BAMAKO, February 13, 2017—In Africa today, more than 500 million people live without electricity. In fact, fewer than one in five Africans was connected to the power grid in 2012, and despite a modest increase from 32 % to 35% between 2010 and 2012, the rate of electrification continues to be too slow to keep pace with the rapid population growth on the continent.
For Paul Noumba Um, World Bank Country Director for Mali, these findings merit a call for a ‘solar revolution’, which he proposed at a round-table discussion on renewable energy during the Economic Forum held in the margins of the XXVII Africa-France Summit.
In their remarks, various speakers assessed the current status of renewable energies. The conclusion that emerged from the discussion was that development in Sub-Saharan Africa is stymied by the way electricity is currently distributed: that is, following the traditional format of weak and intermittent supply of hydrocarbon-based electricity.
Malick Alhousseini, Mali’s Minister of Energy and Water, and a succession of economic actors, all referred to the difficulties prevailing in the sector, notably the obstacles faced by African entrepreneurs in developing their projects. In addition to highlighting the noteworthy achievements in the field of renewable sources of energy, such as the Lighting Africa project, the panelists proposed a variety of solutions and brainstormed with the participants.
In an economic climate characterized by sputtering economic growth in large economies like those of Nigeria, Angola, and South Africa, Paul Noumba Um stressed the need to act urgently to speed up the implementation of a stable system of energy. “We are currently witnessing a paradigm shift and we must use new technologies to promote renewable energies, especially in rural areas,” he stated, emphasizing that this would also contribute to reducing poverty.
How can this be done? Governments should propose viable projects and transparent procedures while seeking to consolidate their gains to increase the production capacity of companies, whose present rate of increase in output is only between 1 and 2 gigawatts (GW) per year. Demand is growing at an annual rate of more than 6 or 7 GW.
To reduce this deficit, governments are being called upon to integrate solar technologies into their national electrification strategies, in order to put in motion a “solar revolution” by 2023, and to produce 1 GW of photovoltaic electricity connected to the national grid.
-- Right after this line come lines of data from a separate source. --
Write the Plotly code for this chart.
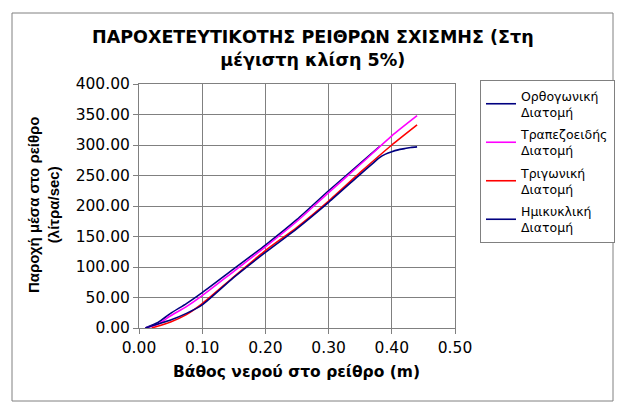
import plotly.graph_objects as go

# Data
depth_rect = [0.01, 0.03, 0.05, 0.075, 0.10, 0.15, 0.20, 0.25, 0.30, 0.35, 0.38]
flow_rect = [0, 9, 24, 40, 58, 97, 136, 178, 225, 270, 297]

depth_trap = [0.01, 0.03, 0.05, 0.075, 0.10, 0.15, 0.20, 0.25, 0.30, 0.35, 0.40, 0.44]
flow_trap = [0, 6, 20, 35, 53, 93, 133, 175, 222, 268, 315, 348]

depth_tri = [0.02, 0.05, 0.075, 0.10, 0.15, 0.20, 0.25, 0.30, 0.35, 0.40, 0.44]
flow_tri = [0, 10, 22, 40, 84, 127, 165, 208, 255, 300, 333]

depth_semi = [0.01, 0.05, 0.075, 0.10, 0.15, 0.20, 0.25, 0.30, 0.35, 0.37, 0.38, 0.39, 0.40, 0.41, 0.42, 0.43, 0.44]
flow_semi = [0, 13, 24, 38, 83, 124, 163, 206, 252, 270, 279, 285, 289, 292, 294, 296, 297]

names = ["Ορθογωνική<br>Διατομή", "Τραπεζοειδής<br>Διατομή", "Τριγωνική<br>Διατομή", "Ημικυκλική<br>Διατομή"]
colors = ["#000080", "#FF00FF", "#FF0000", "#000080"]

x_ticks = [0.0, 0.1, 0.2, 0.3, 0.4, 0.5]
x_tick_labels = ["0.00", "0.10", "0.20", "0.30", "0.40", "0.50"]
y_ticks = [0, 50, 100, 150, 200, 250, 300, 350, 400]
y_tick_labels = ["0.00", "50.00", "100.00", "150.00", "200.00", "250.00", "300.00", "350.00", "400.00"]

title_text = "ΠΑΡΟΧΕΤΕΥΤΙΚΟΤΗΣ ΡΕΙΘΡΩΝ ΣΧΙΣΜΗΣ (Στη<br>μέγιστη κλίση 5%)"
x_title = "Βάθος νερού στο ρείθρο (m)"
y_title = "Παροχή μέσα στο ρείθρο<br>(λίτρα/sec)"

fig = go.Figure()
series = [(depth_rect, flow_rect), (depth_trap, flow_trap), (depth_tri, flow_tri), (depth_semi, flow_semi)]
for i, ((xs, ys), nm, col) in enumerate(zip(series, names, colors)):
    fig.add_trace(go.Scatter(x=xs, y=ys, mode="lines", name=nm,
                             line=dict(color=col, width=1.6, shape="spline", smoothing=0.6),
                             legendgroup=str(i)))

# page has an 8px body margin; figure is sized so the page fits the window
OFF = 8
W, H = 625 - 2 * OFF, 412 - 2 * OFF
L, R, T, B = 139 - OFF, 455 - OFF, 84 - OFF, 328 - OFF
pw, ph = R - L, B - T

def px(xp):
    return (xp - OFF - L) / pw

def py(yp):
    return (B - (yp - OFF)) / ph

axis_common = dict(showgrid=True, gridcolor="#808080", gridwidth=1,
                   showline=True, linecolor="#808080", linewidth=1, mirror=True,
                   ticks="outside", ticklen=5, tickcolor="#808080",
                   tickfont=dict(family="DejaVu Sans", size=15.5, color="black"),
                   zeroline=False)

fig.update_layout(
    width=W, height=H,
    margin=dict(l=L, r=W - R, t=T, b=H - B, autoexpand=False),
    paper_bgcolor="white", plot_bgcolor="white",
    showlegend=True,
    legend=dict(x=px(480), y=py(80), xanchor="left", yanchor="top",
                bordercolor="#808080", borderwidth=1, bgcolor="white",
                font=dict(family="DejaVu Sans", size=12.5, color="black"),
                traceorder="grouped", tracegroupgap=3, itemwidth=30),
    xaxis=dict(range=[0, 0.5], tickvals=x_ticks, ticktext=x_tick_labels, **axis_common),
    yaxis=dict(range=[0, 400], tickvals=y_ticks, ticktext=y_tick_labels, **axis_common),
)

fig.add_shape(type="rect", xref="paper", yref="paper",
              x0=px(12), x1=px(613), y0=py(401), y1=py(13),
              line=dict(color="#808080", width=1), layer="above")

fig.add_annotation(text="<b>" + title_text + "</b>", xref="paper", yref="paper",
                   x=px(313), y=py(48), xanchor="center", yanchor="middle",
                   showarrow=False, font=dict(family="DejaVu Sans", size=17.5, color="black"))
fig.add_annotation(text="<b>" + x_title + "</b>", xref="paper", yref="paper",
                   x=px(296), y=py(372), xanchor="center", yanchor="middle",
                   showarrow=False, font=dict(family="DejaVu Sans", size=15.5, color="black"))
fig.add_annotation(text="<b>" + y_title + "</b>", xref="paper", yref="paper",
                   x=px(43), y=py(205), xanchor="center", yanchor="middle", textangle=-90,
                   showarrow=False, font=dict(family="Liberation Sans", size=15, color="black"))

fig.write_html("out.html")
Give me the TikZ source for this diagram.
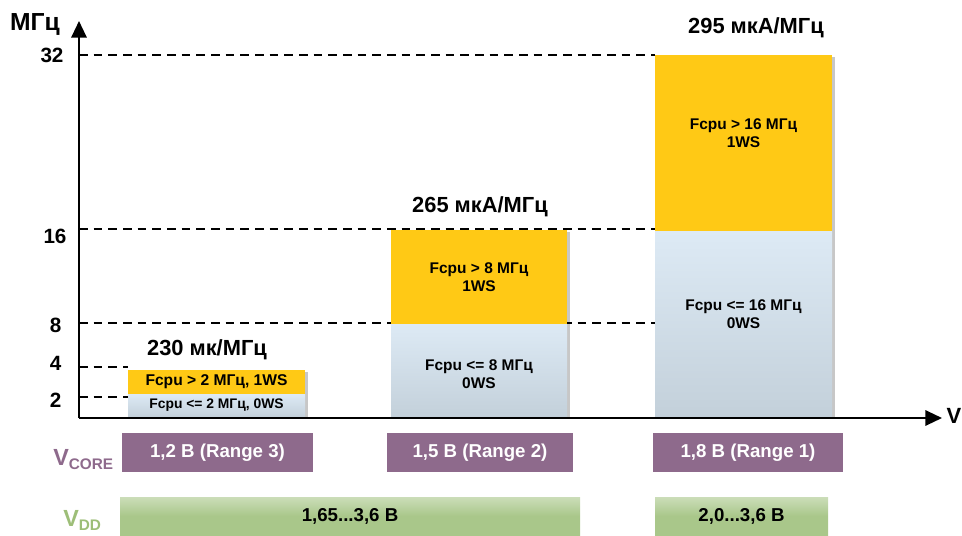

This will also make it possible to supply off-grid solar energy to 56 million new users.
Solar Energy Improves the Lives of Rural Malians
The World Bank Group is already implementing electrification projects in the rural areas in Mali, in conjunction with the Malian Agency for the Development of Household Energy and Rural Electrification (AMADER).
As part of the Global Partnership of Output-Based Aid (GPOBA), the World Bank has also provided financing for projects to install new electricity meters in the commune of Sébékoro, in the Kayes region, to the west of Bamako. These meters are more affordable than those generally available on the market. The supply of electricity to the commune was also extended to run between 6 pm and midnight.
This means that children can now do their homework and study at home, and households can charge their telephones, listen to the radio, or watch television. It also allows owners of small restaurants to stay open longer through the use of refrigerators and freezers.
Through the Domestic Energy and Rural Access to Basic Sources Project (PEDASB), it was possible to install a 52 kilowatt peak (kWc) plant in Zantiébougou, in the Sikasso region to the south of Bamako. Some 765 people now have electricity connections and the commune has been able to empower women by developing a unit for processing local produce grown by the women of Zantiébougou. Other economic activities have also flourished such as trade, carpentry, welding, while teachers have noted an increase in the success rate of their pupils.
In Niena, also in the Sikasso region, 538 people are being supplied by a hybrid system (solar photovoltaic/diesel). Apart from the advantages similar to those observed in Zantiébougou, access to electricity has improved the security and quality of health centers and clinics. Teachers have also reported a marked improvement in their pupils’ performance.
The energy sector plays a critical role in contributing to growth in Sub-Saharan Africa. The World Bank is committed to providing financial support to African governments for their reforms aimed at improving the energy sector and expanding access to users living in the most remote areas. It also actively advocating the use of renewable energies, which make up the main pillar in the Africa Climate Business Plan, launched by the Bank during COP21 in Paris in 2015 to mobilize $16 billion by 2018.